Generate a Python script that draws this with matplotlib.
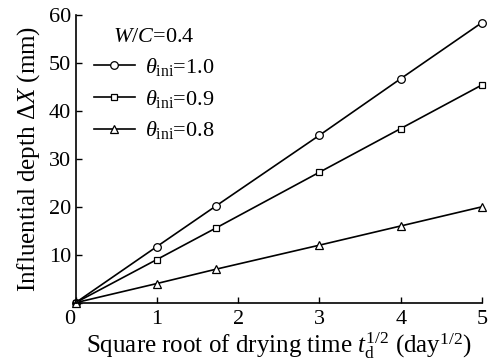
import numpy as np
import matplotlib
matplotlib.use("Agg")
import matplotlib.pyplot as plt

plt.rcParams['font.family'] = ['Liberation Serif', 'DejaVu Serif']
plt.rcParams['mathtext.fontset'] = 'custom'
plt.rcParams['mathtext.rm'] = 'Liberation Serif'
plt.rcParams['mathtext.it'] = 'Liberation Serif:italic'
plt.rcParams['mathtext.bf'] = 'Liberation Serif:bold'

# square root of drying time (day^1/2)
x = [0.0, 1.0, 1.73, 3.0, 4.0, 5.0]
# influential depth (mm) for each initial saturation
depth_10 = [0.0, 11.7, 20.2, 34.9, 46.7, 58.4]
depth_09 = [0.0, 9.0, 15.6, 27.2, 36.3, 45.4]
depth_08 = [0.0, 4.0, 7.0, 12.0, 16.0, 20.0]

xticks = [0, 1, 2, 3, 4, 5]
yticks = [0, 10, 20, 30, 40, 50, 60]

fig = plt.figure(figsize=(5.0, 3.63), dpi=100)
ax = fig.add_axes([0.151, 0.166, 0.813, 0.793])

style = dict(color='black', lw=1.2, ms=5.5, mfc='white', mew=0.9, clip_on=False)
ax.plot(x, depth_10, marker='o', label=r'$\theta_{\mathrm{ini}}$=1.0', **style)
ax.plot(x, depth_09, marker='s', label=r'$\theta_{\mathrm{ini}}$=0.9', **dict(style, ms=5))
ax.plot(x, depth_08, marker='^', label=r'$\theta_{\mathrm{ini}}$=0.8', **style)

ax.set_xlim(0, 5)
ax.set_ylim(0, 60)
ax.set_xticks(xticks)
ax.set_yticks(yticks)
ax.set_yticklabels([''] + [str(v) for v in yticks[1:]])
ax.set_xticklabels([str(v) for v in xticks])
ax.get_xticklabels()[0].set_ha('right')

ax.spines['top'].set_visible(False)
ax.spines['right'].set_visible(False)
for s in ['left', 'bottom']:
    ax.spines[s].set_linewidth(1.2)
ax.tick_params(direction='in', length=4, width=1, labelsize=16, pad=3)
ax.tick_params(axis='x', pad=5)

ax.set_xlabel(r'Square root of drying time $t_{\mathrm{d}}^{1/2}$ (day$^{1/2}$)',
              fontsize=18, labelpad=1)
ax.set_ylabel(r'Influential depth $\Delta\mathit{X}$ (mm)', fontsize=18, labelpad=5)

leg = ax.legend(loc='upper left', bbox_to_anchor=(-0.004, 1.025), frameon=False,
                title=r'$\mathit{W/C}$=0.4', fontsize=16, title_fontsize=16,
                handlelength=1.85, handletextpad=0.45, labelspacing=0.43)

fig.savefig('out.png', dpi=100)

================================

# INSTRUCTION:
Quote, please, every line of the material above from its start through the line that has "ax = fig.add_axes([0.151, 0.166, 0.813, 0.793])", reproducing the words exactly and dropping any images.

# TASK RESULT:
Generate a Python script that draws this with matplotlib.
import numpy as np
import matplotlib
matplotlib.use("Agg")
import matplotlib.pyplot as plt

plt.rcParams['font.family'] = ['Liberation Serif', 'DejaVu Serif']
plt.rcParams['mathtext.fontset'] = 'custom'
plt.rcParams['mathtext.rm'] = 'Liberation Serif'
plt.rcParams['mathtext.it'] = 'Liberation Serif:italic'
plt.rcParams['mathtext.bf'] = 'Liberation Serif:bold'

# square root of drying time (day^1/2)
x = [0.0, 1.0, 1.73, 3.0, 4.0, 5.0]
# influential depth (mm) for each initial saturation
depth_10 = [0.0, 11.7, 20.2, 34.9, 46.7, 58.4]
depth_09 = [0.0, 9.0, 15.6, 27.2, 36.3, 45.4]
depth_08 = [0.0, 4.0, 7.0, 12.0, 16.0, 20.0]

xticks = [0, 1, 2, 3, 4, 5]
yticks = [0, 10, 20, 30, 40, 50, 60]

fig = plt.figure(figsize=(5.0, 3.63), dpi=100)
ax = fig.add_axes([0.151, 0.166, 0.813, 0.793])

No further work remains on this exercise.